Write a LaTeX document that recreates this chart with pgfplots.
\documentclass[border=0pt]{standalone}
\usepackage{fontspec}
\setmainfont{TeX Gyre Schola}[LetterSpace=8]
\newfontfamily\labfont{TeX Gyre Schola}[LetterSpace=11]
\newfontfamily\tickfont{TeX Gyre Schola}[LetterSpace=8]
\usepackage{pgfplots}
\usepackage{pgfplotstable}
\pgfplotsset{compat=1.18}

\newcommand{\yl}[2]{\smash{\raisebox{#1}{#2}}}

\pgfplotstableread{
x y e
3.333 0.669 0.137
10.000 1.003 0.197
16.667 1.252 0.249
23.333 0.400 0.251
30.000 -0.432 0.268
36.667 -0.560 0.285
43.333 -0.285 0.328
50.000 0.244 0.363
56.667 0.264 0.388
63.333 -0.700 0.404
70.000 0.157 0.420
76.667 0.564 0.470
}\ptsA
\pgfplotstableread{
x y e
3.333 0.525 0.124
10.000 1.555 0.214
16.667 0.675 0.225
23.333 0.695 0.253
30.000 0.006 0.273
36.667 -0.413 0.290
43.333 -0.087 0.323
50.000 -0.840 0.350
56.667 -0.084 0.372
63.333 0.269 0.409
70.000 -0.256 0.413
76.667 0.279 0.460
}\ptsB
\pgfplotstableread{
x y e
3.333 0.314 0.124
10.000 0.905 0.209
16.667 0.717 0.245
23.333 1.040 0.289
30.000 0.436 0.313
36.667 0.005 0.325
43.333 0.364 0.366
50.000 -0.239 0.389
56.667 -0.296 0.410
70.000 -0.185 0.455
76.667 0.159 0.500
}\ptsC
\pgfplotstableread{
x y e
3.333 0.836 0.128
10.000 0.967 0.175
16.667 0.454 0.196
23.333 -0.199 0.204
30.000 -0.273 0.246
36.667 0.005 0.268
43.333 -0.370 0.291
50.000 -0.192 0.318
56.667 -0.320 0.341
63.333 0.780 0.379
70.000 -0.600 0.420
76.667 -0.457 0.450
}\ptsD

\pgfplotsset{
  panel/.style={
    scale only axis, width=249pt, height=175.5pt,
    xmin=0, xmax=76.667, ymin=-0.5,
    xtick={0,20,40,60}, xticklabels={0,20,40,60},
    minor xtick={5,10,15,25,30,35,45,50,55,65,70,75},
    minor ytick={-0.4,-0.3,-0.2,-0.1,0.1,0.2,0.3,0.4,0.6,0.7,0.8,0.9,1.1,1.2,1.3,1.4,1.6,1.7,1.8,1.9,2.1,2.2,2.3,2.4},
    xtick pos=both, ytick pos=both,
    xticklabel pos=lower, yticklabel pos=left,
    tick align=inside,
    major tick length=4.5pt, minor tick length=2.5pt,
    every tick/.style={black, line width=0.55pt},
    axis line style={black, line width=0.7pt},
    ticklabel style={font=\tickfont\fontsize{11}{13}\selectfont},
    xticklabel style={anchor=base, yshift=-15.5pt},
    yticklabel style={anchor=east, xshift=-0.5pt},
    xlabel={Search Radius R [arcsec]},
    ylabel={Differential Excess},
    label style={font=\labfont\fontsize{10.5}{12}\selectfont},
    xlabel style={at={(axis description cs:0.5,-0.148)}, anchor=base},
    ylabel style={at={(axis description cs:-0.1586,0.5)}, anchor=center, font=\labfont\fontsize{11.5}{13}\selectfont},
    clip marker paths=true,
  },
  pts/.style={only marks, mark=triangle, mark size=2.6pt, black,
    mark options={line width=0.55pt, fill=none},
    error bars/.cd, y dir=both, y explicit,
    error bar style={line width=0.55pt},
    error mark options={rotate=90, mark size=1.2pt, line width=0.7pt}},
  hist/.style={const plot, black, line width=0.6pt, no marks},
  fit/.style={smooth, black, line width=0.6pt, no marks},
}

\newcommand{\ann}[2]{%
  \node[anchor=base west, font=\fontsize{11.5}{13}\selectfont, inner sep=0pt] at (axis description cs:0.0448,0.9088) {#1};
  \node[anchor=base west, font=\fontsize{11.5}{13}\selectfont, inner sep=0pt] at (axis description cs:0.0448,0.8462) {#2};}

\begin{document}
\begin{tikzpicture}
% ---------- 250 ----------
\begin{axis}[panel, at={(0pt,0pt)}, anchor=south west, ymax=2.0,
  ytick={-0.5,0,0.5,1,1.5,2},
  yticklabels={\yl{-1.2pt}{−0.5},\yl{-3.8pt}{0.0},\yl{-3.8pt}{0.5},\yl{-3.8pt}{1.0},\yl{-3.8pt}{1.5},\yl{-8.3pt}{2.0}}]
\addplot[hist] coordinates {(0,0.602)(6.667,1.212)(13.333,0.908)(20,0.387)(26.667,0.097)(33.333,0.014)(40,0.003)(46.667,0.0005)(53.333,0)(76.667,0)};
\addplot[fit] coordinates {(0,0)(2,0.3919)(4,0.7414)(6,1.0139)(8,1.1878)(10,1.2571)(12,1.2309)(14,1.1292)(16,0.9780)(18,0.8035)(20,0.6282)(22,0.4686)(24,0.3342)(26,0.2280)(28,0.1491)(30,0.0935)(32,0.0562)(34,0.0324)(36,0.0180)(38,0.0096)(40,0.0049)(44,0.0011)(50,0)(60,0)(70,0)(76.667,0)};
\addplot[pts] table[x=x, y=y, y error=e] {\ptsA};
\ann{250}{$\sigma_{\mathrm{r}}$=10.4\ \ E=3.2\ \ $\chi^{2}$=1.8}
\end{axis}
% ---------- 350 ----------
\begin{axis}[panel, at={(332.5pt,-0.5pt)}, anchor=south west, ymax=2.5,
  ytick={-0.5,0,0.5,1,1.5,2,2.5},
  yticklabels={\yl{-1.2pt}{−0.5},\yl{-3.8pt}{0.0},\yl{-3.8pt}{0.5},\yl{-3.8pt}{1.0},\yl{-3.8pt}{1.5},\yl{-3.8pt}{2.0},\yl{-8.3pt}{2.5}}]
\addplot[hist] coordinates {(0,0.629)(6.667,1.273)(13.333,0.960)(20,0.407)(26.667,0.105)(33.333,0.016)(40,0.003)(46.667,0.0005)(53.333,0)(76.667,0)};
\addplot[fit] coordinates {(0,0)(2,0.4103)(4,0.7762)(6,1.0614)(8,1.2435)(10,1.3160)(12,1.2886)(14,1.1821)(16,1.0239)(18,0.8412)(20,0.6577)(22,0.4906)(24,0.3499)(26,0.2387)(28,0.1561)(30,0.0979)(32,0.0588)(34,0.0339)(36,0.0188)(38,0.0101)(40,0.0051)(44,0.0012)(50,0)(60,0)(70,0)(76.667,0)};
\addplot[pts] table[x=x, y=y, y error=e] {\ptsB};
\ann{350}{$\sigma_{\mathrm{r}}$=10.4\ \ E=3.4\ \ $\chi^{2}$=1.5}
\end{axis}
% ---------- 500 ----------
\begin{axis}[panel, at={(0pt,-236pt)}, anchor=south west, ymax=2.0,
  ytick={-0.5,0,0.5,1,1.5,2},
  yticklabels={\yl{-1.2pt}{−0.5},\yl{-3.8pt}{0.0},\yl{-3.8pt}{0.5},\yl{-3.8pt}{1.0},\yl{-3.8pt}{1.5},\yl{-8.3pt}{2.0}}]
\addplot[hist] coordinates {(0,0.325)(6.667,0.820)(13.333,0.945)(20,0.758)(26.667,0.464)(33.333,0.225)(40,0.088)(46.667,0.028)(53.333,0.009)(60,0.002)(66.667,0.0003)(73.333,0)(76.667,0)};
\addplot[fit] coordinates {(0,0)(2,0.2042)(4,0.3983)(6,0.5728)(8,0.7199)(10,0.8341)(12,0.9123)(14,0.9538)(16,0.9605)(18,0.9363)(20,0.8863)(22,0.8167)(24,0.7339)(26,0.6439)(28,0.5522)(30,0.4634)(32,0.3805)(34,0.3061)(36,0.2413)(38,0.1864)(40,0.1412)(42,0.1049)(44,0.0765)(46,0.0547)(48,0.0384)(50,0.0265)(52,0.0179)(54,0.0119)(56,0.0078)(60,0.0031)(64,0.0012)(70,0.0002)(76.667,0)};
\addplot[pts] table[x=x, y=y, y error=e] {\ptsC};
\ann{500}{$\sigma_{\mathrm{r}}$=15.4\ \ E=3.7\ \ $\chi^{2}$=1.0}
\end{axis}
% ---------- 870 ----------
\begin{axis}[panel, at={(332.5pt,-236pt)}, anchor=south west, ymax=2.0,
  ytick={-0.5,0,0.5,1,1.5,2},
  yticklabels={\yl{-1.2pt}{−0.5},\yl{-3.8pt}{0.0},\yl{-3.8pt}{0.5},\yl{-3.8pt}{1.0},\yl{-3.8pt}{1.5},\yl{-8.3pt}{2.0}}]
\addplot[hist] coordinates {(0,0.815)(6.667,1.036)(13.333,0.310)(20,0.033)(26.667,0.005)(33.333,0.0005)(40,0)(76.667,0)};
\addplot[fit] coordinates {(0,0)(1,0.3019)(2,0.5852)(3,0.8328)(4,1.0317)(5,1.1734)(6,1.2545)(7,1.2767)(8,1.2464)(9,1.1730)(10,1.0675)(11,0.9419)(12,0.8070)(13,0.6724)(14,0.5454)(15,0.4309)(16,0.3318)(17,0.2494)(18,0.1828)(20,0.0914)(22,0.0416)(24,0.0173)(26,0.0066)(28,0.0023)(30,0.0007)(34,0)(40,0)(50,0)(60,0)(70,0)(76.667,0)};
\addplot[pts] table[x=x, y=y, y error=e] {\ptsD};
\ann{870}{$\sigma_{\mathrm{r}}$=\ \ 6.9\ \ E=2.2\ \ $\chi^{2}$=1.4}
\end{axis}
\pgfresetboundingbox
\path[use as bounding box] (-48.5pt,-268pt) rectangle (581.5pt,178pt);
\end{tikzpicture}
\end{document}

★ ★ ★ ★

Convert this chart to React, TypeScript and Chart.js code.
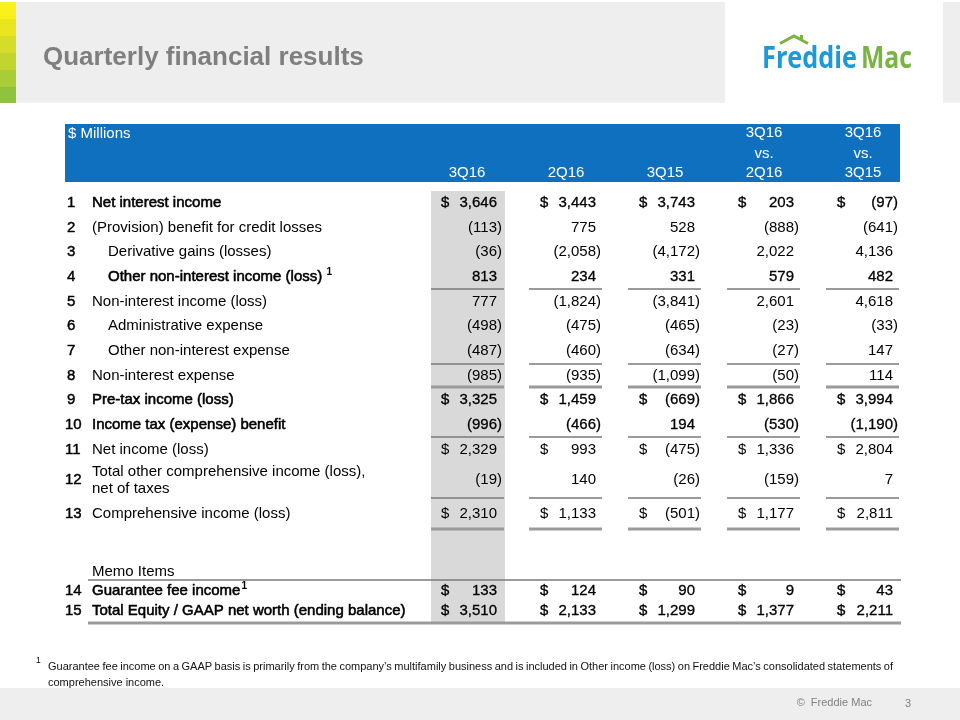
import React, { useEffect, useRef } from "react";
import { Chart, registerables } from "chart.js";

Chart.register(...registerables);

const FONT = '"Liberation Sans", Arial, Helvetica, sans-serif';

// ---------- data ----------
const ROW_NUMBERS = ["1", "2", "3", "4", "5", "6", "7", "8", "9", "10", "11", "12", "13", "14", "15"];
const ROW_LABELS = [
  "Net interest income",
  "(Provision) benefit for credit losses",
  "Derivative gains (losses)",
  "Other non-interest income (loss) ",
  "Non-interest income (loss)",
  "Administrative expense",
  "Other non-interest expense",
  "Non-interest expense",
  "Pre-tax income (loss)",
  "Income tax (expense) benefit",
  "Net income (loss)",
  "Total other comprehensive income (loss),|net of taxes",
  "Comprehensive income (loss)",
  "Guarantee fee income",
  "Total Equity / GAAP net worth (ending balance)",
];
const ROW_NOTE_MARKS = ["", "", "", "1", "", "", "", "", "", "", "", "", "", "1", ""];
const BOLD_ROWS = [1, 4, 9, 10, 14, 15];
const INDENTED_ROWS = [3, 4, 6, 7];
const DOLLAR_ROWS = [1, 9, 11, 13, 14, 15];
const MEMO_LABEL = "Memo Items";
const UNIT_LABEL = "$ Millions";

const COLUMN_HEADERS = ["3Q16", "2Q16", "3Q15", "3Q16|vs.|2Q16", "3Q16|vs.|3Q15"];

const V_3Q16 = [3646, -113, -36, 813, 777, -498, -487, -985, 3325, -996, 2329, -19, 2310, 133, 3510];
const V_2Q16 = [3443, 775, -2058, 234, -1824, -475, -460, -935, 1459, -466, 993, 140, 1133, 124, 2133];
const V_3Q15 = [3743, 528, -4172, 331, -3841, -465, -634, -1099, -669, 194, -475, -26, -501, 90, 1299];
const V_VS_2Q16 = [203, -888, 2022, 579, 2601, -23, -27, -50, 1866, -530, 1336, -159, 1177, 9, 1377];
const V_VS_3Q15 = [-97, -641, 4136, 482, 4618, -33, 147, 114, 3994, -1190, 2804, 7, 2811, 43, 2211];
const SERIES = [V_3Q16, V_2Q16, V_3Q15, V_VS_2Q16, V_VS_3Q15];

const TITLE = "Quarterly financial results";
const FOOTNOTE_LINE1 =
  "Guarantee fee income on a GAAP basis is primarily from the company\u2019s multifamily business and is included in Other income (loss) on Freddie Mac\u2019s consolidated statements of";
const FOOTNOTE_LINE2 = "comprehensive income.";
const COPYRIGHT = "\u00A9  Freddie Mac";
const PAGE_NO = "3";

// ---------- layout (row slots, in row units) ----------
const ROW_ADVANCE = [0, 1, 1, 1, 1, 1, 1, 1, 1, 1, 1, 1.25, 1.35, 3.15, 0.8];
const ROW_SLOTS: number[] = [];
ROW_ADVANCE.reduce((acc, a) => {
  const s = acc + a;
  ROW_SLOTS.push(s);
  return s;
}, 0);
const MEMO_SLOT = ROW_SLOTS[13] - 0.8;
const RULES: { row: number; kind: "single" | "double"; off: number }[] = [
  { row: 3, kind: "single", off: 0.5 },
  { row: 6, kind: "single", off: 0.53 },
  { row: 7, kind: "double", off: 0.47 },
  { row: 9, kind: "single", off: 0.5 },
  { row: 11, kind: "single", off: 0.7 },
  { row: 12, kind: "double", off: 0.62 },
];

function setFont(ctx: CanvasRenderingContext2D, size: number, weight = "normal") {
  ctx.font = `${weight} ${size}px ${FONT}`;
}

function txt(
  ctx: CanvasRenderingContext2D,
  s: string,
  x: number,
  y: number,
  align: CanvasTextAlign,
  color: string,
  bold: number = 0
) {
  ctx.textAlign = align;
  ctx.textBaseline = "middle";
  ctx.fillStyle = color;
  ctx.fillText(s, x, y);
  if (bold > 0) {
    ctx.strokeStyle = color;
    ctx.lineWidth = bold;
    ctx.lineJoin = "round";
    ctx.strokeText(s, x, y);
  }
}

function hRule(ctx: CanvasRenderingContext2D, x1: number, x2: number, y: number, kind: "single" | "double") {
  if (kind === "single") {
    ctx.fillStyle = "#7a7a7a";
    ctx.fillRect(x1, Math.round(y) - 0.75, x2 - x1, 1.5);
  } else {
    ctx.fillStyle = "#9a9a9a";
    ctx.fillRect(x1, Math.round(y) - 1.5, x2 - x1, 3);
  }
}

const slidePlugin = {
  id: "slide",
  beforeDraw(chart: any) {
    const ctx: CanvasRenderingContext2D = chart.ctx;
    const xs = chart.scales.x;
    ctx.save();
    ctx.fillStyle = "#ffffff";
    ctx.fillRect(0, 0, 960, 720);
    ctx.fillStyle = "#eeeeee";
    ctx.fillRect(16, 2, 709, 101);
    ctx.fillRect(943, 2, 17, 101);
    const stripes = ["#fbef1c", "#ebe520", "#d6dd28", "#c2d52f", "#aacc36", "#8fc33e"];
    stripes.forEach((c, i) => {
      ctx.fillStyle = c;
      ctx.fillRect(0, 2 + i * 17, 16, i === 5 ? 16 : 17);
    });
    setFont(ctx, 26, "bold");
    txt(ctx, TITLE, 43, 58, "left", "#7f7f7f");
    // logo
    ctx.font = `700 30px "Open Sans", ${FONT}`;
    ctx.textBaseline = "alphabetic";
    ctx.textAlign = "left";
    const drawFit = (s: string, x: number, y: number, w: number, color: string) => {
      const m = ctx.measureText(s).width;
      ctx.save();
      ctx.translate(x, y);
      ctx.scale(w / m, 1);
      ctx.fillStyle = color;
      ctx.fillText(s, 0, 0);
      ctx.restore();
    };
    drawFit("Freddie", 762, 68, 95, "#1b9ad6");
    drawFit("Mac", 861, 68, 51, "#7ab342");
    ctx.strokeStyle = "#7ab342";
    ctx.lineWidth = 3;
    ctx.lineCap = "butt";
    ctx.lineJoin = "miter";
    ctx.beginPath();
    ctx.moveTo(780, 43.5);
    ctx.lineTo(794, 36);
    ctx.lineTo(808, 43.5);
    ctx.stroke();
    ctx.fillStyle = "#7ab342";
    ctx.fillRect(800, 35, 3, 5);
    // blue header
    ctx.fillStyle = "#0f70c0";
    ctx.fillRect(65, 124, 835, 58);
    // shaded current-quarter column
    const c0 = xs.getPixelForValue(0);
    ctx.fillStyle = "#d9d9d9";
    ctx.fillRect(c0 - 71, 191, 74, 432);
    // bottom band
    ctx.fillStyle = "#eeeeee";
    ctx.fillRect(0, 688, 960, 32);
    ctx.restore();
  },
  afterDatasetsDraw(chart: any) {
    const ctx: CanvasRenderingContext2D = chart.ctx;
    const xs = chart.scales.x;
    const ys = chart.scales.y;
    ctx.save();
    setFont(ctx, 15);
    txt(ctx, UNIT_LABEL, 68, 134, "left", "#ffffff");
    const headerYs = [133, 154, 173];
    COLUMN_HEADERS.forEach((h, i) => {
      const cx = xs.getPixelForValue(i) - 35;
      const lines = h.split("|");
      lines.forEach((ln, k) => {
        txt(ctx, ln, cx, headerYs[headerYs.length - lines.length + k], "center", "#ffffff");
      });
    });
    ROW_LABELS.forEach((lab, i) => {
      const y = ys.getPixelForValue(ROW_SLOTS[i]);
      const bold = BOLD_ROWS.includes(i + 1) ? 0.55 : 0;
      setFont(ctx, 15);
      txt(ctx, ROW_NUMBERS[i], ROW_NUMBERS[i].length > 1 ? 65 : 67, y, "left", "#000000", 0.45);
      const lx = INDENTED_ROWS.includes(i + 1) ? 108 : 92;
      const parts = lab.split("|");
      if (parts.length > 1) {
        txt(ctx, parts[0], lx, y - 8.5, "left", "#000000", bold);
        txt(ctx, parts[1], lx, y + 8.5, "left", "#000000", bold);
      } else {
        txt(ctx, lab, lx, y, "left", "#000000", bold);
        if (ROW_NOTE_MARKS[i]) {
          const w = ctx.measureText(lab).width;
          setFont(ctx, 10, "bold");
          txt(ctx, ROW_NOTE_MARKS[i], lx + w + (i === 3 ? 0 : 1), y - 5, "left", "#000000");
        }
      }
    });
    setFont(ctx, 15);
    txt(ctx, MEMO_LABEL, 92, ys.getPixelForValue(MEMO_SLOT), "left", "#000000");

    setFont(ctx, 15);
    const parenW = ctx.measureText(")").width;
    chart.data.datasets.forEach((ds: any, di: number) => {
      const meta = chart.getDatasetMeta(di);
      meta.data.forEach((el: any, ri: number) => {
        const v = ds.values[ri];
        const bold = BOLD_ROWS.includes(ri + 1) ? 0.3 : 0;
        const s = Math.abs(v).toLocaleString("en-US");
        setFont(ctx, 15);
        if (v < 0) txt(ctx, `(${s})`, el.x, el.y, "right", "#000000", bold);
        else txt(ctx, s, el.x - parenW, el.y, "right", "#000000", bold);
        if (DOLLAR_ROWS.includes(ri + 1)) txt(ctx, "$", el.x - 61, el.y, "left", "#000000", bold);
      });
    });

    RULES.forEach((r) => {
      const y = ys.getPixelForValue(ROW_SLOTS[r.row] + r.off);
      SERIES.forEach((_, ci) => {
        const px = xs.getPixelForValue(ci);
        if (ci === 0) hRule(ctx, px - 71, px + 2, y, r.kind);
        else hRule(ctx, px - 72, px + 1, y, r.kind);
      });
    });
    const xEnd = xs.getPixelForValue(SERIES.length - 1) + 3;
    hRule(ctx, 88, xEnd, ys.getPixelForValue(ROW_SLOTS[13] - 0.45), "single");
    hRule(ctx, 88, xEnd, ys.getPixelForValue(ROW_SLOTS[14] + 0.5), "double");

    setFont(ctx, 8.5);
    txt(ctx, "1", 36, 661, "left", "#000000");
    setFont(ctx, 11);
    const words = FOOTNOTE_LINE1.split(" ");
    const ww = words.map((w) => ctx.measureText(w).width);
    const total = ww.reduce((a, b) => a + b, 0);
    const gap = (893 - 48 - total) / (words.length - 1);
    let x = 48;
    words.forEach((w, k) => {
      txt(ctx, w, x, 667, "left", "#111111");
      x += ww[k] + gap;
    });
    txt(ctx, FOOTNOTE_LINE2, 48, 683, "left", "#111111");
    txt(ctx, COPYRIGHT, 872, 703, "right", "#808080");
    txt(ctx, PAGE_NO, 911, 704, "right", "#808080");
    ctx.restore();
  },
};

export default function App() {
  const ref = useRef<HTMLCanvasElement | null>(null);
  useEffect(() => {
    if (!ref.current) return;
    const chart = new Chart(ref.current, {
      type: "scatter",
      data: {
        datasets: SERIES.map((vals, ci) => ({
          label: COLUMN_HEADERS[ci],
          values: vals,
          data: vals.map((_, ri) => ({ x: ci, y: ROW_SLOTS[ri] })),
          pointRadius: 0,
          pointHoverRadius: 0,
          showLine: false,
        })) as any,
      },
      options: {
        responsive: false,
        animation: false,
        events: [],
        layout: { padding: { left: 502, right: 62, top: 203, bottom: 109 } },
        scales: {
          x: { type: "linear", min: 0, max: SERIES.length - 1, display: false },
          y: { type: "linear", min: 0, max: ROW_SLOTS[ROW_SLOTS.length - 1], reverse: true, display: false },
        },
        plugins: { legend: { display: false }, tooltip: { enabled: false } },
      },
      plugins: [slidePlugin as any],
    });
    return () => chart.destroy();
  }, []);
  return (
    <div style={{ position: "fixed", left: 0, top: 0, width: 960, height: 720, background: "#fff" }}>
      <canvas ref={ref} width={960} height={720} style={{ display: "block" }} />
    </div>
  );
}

★ ★ ★ ★

YOUR TASK — Nothing but the lines from the one containing "Convert this chart" through the one containing "Arial, Helvetica, sans-serif';" should appear in your copy, exactly as written and without pictures.

TASK ANSWER —
Convert this chart to React, TypeScript and Chart.js code.
import React, { useEffect, useRef } from "react";
import { Chart, registerables } from "chart.js";

Chart.register(...registerables);

const FONT = '"Liberation Sans", Arial, Helvetica, sans-serif';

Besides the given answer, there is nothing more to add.